*Written request:* Your answer is a single number: how many lines hold the word "seaborn"?

*Dataset content:*
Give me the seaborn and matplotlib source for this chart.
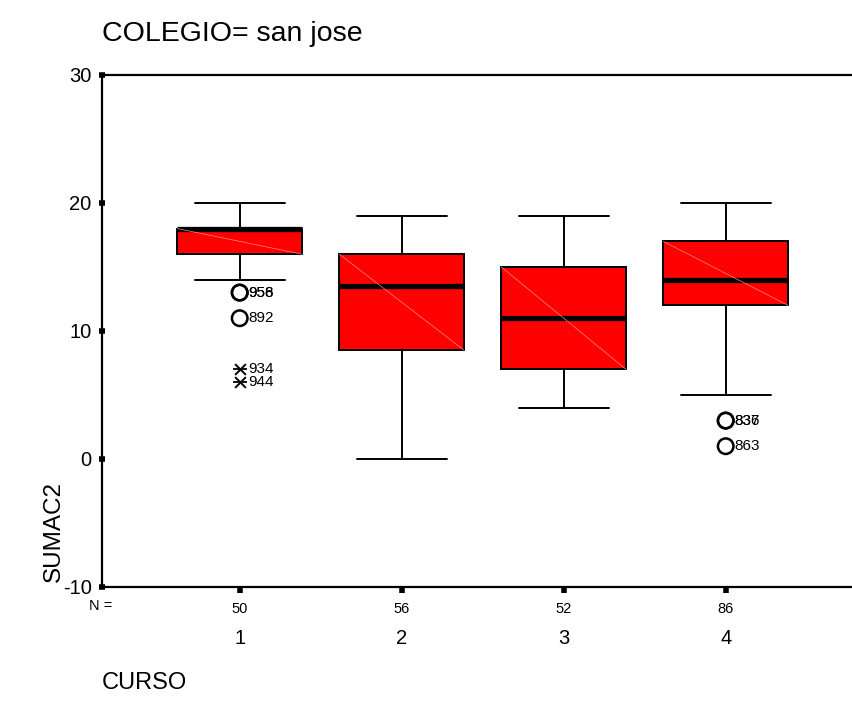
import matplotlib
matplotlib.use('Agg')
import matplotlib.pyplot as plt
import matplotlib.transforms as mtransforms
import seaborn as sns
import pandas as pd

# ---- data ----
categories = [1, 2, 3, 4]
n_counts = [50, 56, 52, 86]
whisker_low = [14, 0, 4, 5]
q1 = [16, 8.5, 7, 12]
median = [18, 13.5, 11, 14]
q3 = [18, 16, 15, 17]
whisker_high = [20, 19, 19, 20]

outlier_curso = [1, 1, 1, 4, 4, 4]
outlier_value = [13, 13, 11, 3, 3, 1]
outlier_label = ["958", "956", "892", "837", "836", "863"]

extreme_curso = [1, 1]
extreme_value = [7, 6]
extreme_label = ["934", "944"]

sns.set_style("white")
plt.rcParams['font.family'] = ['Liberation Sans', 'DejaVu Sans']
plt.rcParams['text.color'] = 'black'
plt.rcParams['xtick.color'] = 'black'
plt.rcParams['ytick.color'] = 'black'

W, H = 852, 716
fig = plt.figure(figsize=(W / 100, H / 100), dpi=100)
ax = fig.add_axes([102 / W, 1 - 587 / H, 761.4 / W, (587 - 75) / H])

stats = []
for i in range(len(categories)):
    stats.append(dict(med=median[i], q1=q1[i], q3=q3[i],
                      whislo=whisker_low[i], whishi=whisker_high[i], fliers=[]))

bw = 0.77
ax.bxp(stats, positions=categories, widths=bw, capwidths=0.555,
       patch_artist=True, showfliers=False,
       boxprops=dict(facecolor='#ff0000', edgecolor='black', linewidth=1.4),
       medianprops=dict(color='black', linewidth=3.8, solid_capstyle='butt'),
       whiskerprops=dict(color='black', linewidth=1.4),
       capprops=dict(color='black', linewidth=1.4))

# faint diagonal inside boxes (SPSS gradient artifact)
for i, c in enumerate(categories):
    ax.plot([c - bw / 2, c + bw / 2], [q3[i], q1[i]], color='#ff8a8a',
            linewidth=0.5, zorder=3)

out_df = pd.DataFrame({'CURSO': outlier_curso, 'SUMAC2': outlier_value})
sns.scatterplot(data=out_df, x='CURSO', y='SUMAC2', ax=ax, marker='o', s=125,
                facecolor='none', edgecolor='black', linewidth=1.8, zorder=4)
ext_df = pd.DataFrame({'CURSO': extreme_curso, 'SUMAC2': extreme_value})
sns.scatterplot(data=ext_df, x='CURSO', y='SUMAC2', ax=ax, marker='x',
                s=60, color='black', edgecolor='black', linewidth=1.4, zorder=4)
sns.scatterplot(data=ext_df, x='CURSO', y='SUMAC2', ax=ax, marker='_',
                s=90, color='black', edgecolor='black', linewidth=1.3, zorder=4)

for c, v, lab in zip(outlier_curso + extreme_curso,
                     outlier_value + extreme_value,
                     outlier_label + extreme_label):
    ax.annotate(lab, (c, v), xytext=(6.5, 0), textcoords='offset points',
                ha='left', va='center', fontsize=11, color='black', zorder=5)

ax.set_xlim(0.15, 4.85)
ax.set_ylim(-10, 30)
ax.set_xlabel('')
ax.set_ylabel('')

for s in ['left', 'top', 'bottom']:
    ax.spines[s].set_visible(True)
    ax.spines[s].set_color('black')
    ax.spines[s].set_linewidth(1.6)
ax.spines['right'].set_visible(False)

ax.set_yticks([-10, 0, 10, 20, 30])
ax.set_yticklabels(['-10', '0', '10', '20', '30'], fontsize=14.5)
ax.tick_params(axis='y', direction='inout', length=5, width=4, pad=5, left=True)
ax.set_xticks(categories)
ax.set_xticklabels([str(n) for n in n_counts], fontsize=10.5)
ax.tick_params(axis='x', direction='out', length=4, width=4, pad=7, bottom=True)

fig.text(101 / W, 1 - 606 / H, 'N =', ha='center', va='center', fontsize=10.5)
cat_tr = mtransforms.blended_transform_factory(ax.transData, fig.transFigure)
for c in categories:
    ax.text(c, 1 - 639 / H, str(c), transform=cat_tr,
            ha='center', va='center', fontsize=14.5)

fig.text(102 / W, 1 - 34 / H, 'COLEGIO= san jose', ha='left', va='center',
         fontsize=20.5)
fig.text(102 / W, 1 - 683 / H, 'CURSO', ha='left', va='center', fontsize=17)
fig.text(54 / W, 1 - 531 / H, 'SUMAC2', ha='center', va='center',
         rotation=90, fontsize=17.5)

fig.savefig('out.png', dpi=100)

*Answer to the task:* 2